Sunday’s message will look at the Sermon on the Mount text about avoiding oaths and telling the truth. “Let what you say be simply ‘Yes’ or ‘No’;” Jesus said, “anything more than this comes from evil.”
Truth telling sometimes gets complicated in a complicated world. Or so we think. What about the white lies that lubricate our social lives – “You look great in that dress” – or the strategic lies meant to save lives – “There are no Jews hiding in my attic”?
There are truthful ways that navigate the safe waters between brutal honesty and white lie deception. There is evil that does not deserve truth, though we must be cautious in our judgments. The Gestapo may not deserve truth, but we may be required to speak truth to a cruel boss or manipulative family member, even when the cost of doing so is high. We’ll talk more about truth-telling and Jesus’ Kingdom righteousness demands on Sunday.
But most of the time – and Jesus’ speaks to our most of the time lives as well as our extraordinary time lives – truth telling or not comes down to a matter of convenience. Truth sometimes is so very inconvenient. Why tell the truth when a (little) lie makes it so much easier to get by?
Last week the New York Times reported on a recent study of college grade inflation. It turns out that what we suspected to be true is in fact very true. What started as a convenient and smallish white lie has become a grand deception of self and others. Rather than telling the truth about an altogether ordinary term paper we found it more convenient and less painful to say, “It was pretty good.” And after a while our slightly fudged “pretty good” became a truth-mocking “really good, downright excellent.”
We’ve made the ordinary extraordinary and the extraordinary ordinary.
A couple of generations ago, an average college student could be expected to be judged as being, well, average. 35% of all grades were a wonderfully ordinary C. A’s were coveted and hard to come by.

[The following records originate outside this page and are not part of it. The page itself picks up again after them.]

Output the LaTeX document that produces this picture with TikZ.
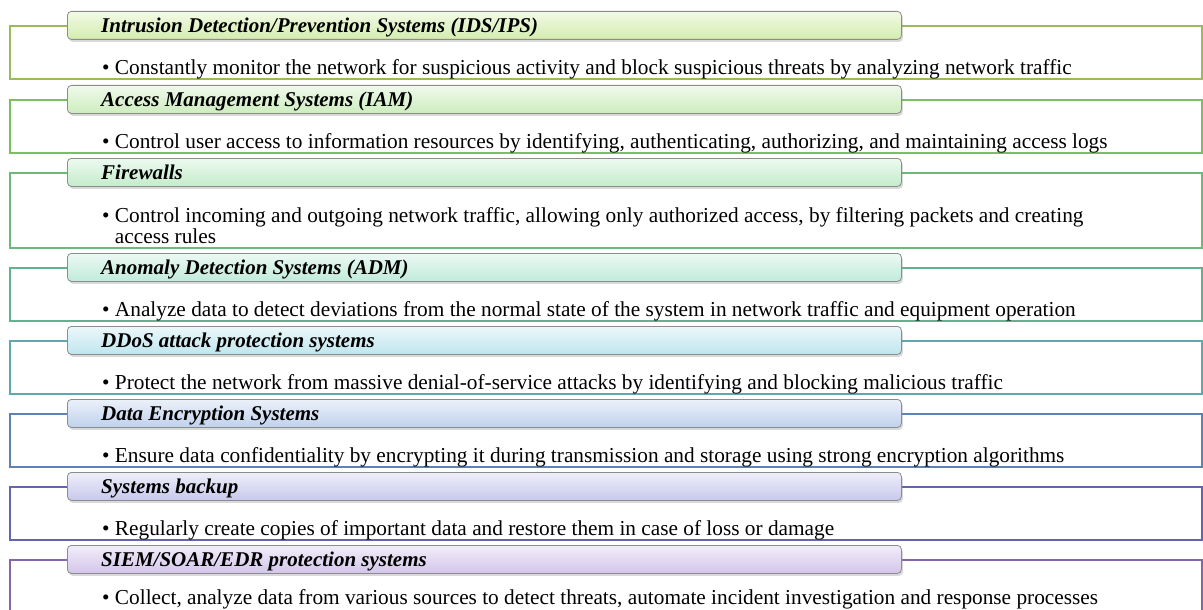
\documentclass[tikz,border=0pt]{standalone}
\usepackage{fontspec}
\setmainfont{Liberation Serif}
\usetikzlibrary{shadows}

\definecolor{idsline}{HTML}{9BBB59}  \definecolor{idsfill}{HTML}{D3EDAE}
\definecolor{iamline}{HTML}{7DBE62}  \definecolor{iamfill}{HTML}{CDEDBE}
\definecolor{fwline}{HTML}{6DB97A}   \definecolor{fwfill}{HTML}{C4ECCB}
\definecolor{admline}{HTML}{62B290}  \definecolor{admfill}{HTML}{C0EBDA}
\definecolor{ddosline}{HTML}{5EA8AE} \definecolor{ddosfill}{HTML}{BFE6EE}
\definecolor{encline}{HTML}{5C83B4}  \definecolor{encfill}{HTML}{BFD1EC}
\definecolor{bakline}{HTML}{6266AD}  \definecolor{bakfill}{HTML}{C7C8EC}
\definecolor{siemline}{HTML}{8467A8} \definecolor{siemfill}{HTML}{D3C5EA}

\tikzset{
  frame/.style={draw=#1, line width=1.8pt, anchor=north west, minimum width=1192pt, minimum height=53pt, inner sep=0pt},
  tab/.style={draw=black!45, line width=0.8pt, rounded corners=4pt, top color=#1!30!white, bottom color=#1,
    anchor=north west, minimum width=834pt, minimum height=28pt, inner sep=0pt,
    drop shadow={shadow xshift=1.5pt, shadow yshift=-2.5pt, opacity=0.3}},
  head/.style={anchor=base west, inner sep=0pt, font=\fontsize{21}{21}\selectfont\bfseries\itshape},
  note/.style={anchor=base west, inner sep=0pt, align=left, font=\fontsize{21.3}{21}\selectfont}
}

\begin{document}
\begin{tikzpicture}[x=1pt,y=-1pt]
  \useasboundingbox (0,0) rectangle (1203,610);

  % IDS/IPS
  \node[frame=idsline] (idsbox) at (9,25) {};
  \node[tab=idsfill] (idstab) at (67,11) {};
  \node[head] (idshead) at ([xshift=34pt,yshift=-7pt]idstab.west) {Intrusion Detection/Prevention Systems (IDS/IPS)};
  \node[note] (idsnote) at ([xshift=93pt,yshift=5pt]idsbox.south west) {• Constantly monitor the network for suspicious activity and block suspicious threats by analyzing network traffic};

  % IAM
  \node[frame=iamline] (iambox) at (9,99) {};
  \node[tab=iamfill] (iamtab) at (67,85) {};
  \node[head] (iamhead) at ([xshift=34pt,yshift=-7pt]iamtab.west) {Access Management Systems (IAM)};
  \node[note] (iamnote) at ([xshift=93pt,yshift=5pt]iambox.south west) {• Control user access to information resources by identifying, authenticating, authorizing, and maintaining access logs};

  % firewalls, two lines of text
  \node[frame=fwline, minimum height=75pt] (fwbox) at (9,172) {};
  \node[tab=fwfill] (fwtab) at (67,158) {};
  \node[head] (fwhead) at ([xshift=34pt,yshift=-7pt]fwtab.west) {Firewalls};
  \node[note] (fwnote) at ([xshift=93pt,yshift=5pt]fwbox.south west) {• Control incoming and outgoing network traffic, allowing only authorized access, by filtering packets and creating\\\phantom{• }access rules};

  % ADM
  \node[frame=admline] (admbox) at (9,267) {};
  \node[tab=admfill] (admtab) at (67,253) {};
  \node[head] (admhead) at ([xshift=34pt,yshift=-7pt]admtab.west) {Anomaly Detection Systems (ADM)};
  \node[note] (admnote) at ([xshift=93pt,yshift=5pt]admbox.south west) {• Analyze data to detect deviations from the normal state of the system in network traffic and equipment operation};

  % DDoS
  \node[frame=ddosline] (ddosbox) at (9,340) {};
  \node[tab=ddosfill] (ddostab) at (67,326) {};
  \node[head] (ddoshead) at ([xshift=34pt,yshift=-7pt]ddostab.west) {DDoS attack protection systems};
  \node[note] (ddosnote) at ([xshift=93pt,yshift=5pt]ddosbox.south west) {• Protect the network from massive denial-of-service attacks by identifying and blocking malicious traffic};

  % encryption
  \node[frame=encline] (encbox) at (9,413) {};
  \node[tab=encfill] (enctab) at (67,399) {};
  \node[head] (enchead) at ([xshift=34pt,yshift=-7pt]enctab.west) {Data Encryption Systems};
  \node[note] (encnote) at ([xshift=93pt,yshift=5pt]encbox.south west) {• Ensure data confidentiality by encrypting it during transmission and storage using strong encryption algorithms};

  % backup
  \node[frame=bakline] (bakbox) at (9,486) {};
  \node[tab=bakfill] (baktab) at (67,472) {};
  \node[head] (bakhead) at ([xshift=34pt,yshift=-7pt]baktab.west) {Systems backup};
  \node[note] (baknote) at ([xshift=93pt,yshift=5pt]bakbox.south west) {• Regularly create copies of important data and restore them in case of loss or damage};

  % SIEM/SOAR/EDR, box runs past the bottom edge
  \node[frame=siemline] (siembox) at (9,559) {};
  \node[tab=siemfill] (siemtab) at (67,545) {};
  \node[head] (siemhead) at ([xshift=34pt,yshift=-7pt]siemtab.west) {SIEM/SOAR/EDR protection systems};
  \node[note] (siemnote) at ([xshift=93pt,yshift=9pt]siembox.south west) {• Collect, analyze data from various sources to detect threats, automate incident investigation and response processes};
\end{tikzpicture}
\end{document}
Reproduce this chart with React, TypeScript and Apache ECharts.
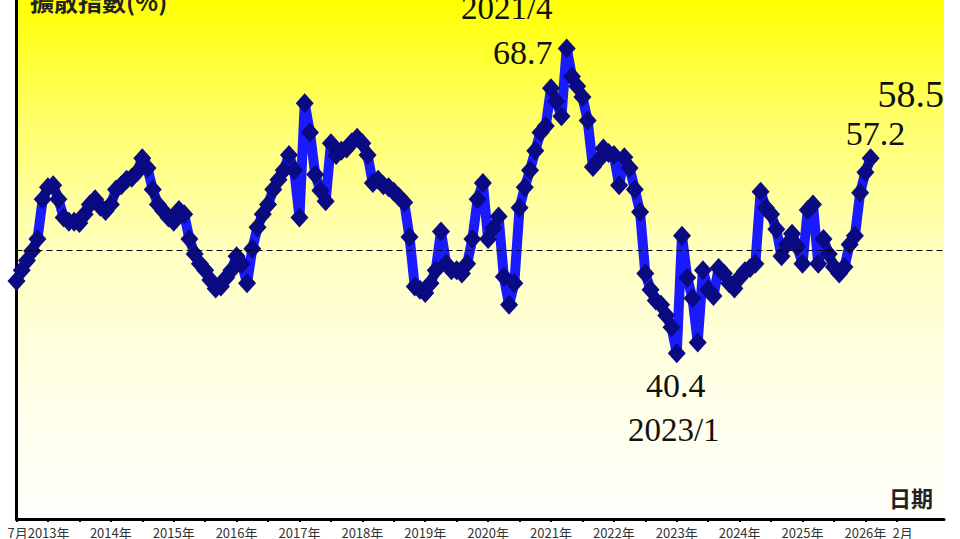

Ordinarily, only 15% of all academic work – term papers, finals and lab reports – were judged to be extraordinary. About the same number, 15%, were subject to the hard truth that the work they represented was just not adequate, less than average.
As you can see, in our time we’ve pretty much convinced ourselves that ordinary is not normally acceptable. The A and the C have more than traded places. A C grade which once meant average, normal, ordinarily expected, has become rare. And the prized A has become as common place as a gold-plated plastic trophy at a kids’ soccer tournament.
It may be, of course, that, as in Lake Woebegone where “all the women are strong, all the men are good looking, and all the children are above average,” we’re simply the most remarkable generation ever to live. Or it may be that the little white lie of “pretty good” has become the grand deception that “I am someone special – I deserve the best, all the time, no matter what.”
We have every reason to believe that those who heard the Sermon on the Mount the first time it was preached were pretty ordinary people; fishermen and carpenters, herders of sheep and weavers of cloth, tax collectors and prostitutes. Jesus told them that in the coming – and already here – Kingdom the truth was to be the norm. “Let what you say be simply ‘yes’ or ‘no.’”
The Apostle Paul said, “For by the grace given to me I say to everyone among you not to think of himself more highly than he ought to think, but to think with sober judgment, each according to the measure of faith that God has assigned.” (Romans 12:3)
Sober self-judgment demands that the truth be told to self and others. I am not a 4.0. I am not special; I am ordinary. And in need of an extraordinary savior. The truth of the gospel is that the Word became flesh and dwelt in our ordinary world where all sin and fall short of the glory of God (Romans 3:23) and are justified by his grace as a gift, through the redemption that is in Christ Jesus (Romans 3:24). Now that is a truth I can live by.